**SUPPLIED ENTRIES**:
----------------------------------------

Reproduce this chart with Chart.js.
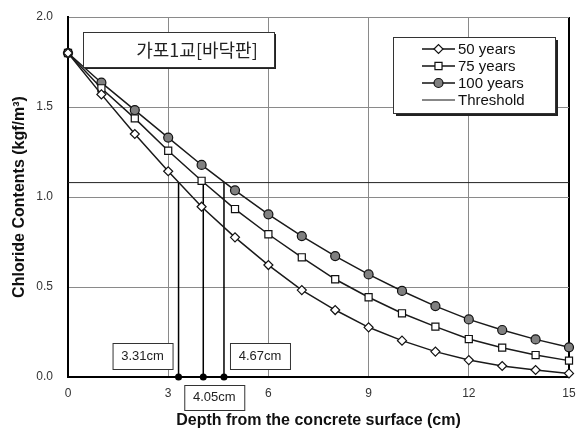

----------------------------------------

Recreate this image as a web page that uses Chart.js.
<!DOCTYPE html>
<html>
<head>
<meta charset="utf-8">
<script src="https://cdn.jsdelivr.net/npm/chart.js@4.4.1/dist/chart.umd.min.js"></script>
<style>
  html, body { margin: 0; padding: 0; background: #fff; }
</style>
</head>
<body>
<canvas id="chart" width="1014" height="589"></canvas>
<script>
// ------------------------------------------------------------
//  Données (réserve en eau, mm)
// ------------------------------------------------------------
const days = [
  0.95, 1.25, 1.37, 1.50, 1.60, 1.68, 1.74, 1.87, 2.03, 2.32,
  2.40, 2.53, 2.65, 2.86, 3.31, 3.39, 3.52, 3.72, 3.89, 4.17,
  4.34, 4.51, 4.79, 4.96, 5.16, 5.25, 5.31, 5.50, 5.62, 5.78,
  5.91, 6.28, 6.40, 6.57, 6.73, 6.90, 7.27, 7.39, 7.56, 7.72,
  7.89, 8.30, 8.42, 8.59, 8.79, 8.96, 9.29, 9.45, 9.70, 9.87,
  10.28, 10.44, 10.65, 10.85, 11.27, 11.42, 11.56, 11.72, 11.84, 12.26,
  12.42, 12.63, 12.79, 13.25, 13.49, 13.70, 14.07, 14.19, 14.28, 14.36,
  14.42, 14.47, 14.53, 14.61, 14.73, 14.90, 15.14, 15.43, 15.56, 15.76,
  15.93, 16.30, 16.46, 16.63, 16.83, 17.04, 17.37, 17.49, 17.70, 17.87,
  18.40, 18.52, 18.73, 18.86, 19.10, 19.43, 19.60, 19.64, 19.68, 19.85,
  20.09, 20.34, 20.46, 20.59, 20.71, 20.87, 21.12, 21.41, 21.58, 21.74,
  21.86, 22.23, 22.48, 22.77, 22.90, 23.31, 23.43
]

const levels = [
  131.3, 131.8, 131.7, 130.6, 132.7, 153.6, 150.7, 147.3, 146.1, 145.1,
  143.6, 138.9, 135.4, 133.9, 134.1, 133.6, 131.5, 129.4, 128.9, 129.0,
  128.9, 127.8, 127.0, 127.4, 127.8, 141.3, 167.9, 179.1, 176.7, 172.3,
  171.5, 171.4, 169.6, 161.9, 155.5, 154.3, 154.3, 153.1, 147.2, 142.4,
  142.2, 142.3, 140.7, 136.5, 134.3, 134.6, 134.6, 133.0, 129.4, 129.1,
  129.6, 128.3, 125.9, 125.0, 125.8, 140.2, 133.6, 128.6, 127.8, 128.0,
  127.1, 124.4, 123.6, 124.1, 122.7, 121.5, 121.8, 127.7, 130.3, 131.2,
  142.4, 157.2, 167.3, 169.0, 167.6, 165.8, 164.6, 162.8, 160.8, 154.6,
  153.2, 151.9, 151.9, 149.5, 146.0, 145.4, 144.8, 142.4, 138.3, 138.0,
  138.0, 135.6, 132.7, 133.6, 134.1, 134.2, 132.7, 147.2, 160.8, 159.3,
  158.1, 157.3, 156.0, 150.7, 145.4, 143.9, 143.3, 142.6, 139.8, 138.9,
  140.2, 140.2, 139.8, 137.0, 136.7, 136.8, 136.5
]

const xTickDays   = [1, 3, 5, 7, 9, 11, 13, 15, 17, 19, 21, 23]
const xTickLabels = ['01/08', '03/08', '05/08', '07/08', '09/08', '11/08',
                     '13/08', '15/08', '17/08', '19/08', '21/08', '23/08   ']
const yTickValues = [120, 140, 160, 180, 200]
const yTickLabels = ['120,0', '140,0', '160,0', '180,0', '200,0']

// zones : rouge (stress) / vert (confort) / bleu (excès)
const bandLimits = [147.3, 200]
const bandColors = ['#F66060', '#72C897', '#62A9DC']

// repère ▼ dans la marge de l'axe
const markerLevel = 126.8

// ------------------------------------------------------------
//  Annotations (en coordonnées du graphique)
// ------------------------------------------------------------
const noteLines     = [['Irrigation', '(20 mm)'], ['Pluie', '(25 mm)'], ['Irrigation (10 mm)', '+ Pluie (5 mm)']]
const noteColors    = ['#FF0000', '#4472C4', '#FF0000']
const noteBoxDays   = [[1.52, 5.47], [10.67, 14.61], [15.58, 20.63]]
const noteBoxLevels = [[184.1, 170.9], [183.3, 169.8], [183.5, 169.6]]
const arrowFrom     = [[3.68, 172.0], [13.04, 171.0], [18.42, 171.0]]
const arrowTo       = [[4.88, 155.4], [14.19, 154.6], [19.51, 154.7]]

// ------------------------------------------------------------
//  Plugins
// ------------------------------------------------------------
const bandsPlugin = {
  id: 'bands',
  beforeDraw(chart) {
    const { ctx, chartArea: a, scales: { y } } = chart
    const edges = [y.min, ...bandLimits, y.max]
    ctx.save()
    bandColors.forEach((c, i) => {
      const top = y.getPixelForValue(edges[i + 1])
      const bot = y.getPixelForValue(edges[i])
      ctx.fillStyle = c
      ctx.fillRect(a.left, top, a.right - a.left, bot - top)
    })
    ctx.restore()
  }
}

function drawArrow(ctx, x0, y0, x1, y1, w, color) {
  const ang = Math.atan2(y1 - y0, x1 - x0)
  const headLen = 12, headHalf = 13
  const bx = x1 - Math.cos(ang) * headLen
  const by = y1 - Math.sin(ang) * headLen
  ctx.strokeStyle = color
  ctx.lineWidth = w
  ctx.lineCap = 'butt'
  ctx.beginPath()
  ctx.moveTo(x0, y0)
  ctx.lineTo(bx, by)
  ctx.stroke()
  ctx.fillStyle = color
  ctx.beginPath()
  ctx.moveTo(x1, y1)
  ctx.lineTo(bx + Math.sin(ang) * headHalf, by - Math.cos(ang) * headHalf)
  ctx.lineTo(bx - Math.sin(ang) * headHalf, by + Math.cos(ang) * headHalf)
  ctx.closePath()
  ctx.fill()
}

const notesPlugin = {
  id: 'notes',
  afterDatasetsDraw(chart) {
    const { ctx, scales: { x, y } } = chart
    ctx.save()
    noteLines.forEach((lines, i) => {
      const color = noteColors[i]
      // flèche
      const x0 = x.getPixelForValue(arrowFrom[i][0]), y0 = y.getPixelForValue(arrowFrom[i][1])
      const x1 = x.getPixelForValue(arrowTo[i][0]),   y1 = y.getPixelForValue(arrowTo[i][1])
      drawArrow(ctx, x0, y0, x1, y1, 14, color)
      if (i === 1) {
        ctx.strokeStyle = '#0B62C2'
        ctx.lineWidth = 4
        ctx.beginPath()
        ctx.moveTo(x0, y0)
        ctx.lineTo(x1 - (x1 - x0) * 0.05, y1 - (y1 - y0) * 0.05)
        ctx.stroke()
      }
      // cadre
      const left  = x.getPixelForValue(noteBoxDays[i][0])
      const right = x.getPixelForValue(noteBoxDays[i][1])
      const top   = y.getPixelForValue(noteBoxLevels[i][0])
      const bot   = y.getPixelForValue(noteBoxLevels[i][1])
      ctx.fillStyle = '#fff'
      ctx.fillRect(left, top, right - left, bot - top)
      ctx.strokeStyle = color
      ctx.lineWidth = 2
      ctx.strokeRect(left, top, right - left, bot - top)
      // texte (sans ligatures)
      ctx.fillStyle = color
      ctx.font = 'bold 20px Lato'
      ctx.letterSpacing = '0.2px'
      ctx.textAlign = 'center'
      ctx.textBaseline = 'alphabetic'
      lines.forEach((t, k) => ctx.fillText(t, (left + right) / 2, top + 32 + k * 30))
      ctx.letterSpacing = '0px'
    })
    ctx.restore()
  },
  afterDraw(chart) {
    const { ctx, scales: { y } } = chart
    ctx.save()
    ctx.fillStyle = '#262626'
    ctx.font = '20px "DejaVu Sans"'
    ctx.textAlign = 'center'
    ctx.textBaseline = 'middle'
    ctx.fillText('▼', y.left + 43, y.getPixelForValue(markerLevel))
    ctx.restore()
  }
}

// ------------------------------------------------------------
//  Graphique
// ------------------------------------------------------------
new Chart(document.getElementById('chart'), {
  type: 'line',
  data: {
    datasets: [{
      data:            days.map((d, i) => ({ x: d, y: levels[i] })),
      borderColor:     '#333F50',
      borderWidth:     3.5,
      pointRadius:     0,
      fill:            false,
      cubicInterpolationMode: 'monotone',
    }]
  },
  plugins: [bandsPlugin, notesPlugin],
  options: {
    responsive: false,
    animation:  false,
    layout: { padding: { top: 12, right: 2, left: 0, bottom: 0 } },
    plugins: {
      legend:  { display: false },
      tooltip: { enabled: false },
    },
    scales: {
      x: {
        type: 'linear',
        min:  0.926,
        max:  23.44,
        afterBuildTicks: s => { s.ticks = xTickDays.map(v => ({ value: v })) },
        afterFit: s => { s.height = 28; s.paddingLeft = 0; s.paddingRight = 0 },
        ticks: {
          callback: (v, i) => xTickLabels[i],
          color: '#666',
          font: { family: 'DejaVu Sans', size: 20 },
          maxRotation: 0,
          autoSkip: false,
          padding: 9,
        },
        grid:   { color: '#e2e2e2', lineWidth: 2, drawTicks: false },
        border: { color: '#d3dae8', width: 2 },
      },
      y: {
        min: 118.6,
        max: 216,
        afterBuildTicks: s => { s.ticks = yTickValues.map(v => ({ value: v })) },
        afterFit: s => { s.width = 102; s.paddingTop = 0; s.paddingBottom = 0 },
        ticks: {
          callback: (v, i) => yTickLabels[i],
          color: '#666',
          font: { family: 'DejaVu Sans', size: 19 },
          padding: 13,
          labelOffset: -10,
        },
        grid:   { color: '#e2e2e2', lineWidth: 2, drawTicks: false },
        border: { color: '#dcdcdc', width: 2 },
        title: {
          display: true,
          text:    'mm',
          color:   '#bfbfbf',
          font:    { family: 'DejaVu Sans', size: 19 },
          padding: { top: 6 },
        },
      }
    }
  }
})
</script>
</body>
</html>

----------------------------------------

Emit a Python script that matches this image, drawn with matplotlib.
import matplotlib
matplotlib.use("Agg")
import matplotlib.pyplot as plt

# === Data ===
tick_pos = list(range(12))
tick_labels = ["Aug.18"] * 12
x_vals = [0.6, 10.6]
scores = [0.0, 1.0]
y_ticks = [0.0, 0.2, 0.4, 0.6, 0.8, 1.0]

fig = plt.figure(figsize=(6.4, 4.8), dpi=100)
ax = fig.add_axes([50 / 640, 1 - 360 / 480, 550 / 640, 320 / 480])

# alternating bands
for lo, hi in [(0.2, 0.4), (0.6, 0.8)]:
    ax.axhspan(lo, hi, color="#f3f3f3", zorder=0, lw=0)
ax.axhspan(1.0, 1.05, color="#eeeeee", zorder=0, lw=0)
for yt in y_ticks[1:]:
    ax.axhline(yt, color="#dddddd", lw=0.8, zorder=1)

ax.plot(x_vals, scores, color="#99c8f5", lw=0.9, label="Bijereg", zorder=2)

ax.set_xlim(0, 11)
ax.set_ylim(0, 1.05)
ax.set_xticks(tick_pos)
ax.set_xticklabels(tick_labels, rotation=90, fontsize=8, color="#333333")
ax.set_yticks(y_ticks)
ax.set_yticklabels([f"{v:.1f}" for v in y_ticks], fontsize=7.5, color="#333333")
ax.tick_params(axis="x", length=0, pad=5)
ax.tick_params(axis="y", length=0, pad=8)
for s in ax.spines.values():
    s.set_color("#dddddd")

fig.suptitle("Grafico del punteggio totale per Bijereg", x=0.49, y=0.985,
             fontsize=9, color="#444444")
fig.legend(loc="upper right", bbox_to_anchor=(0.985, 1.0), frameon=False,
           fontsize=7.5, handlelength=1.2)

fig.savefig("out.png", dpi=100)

----------------------------------------

**TASK BRIEF**:
List each line holding the string "this".

**ANSWER FOR THE TASK**:
Reproduce this chart with Chart.js.
Recreate this image as a web page that uses Chart.js.
Emit a Python script that matches this image, drawn with matplotlib.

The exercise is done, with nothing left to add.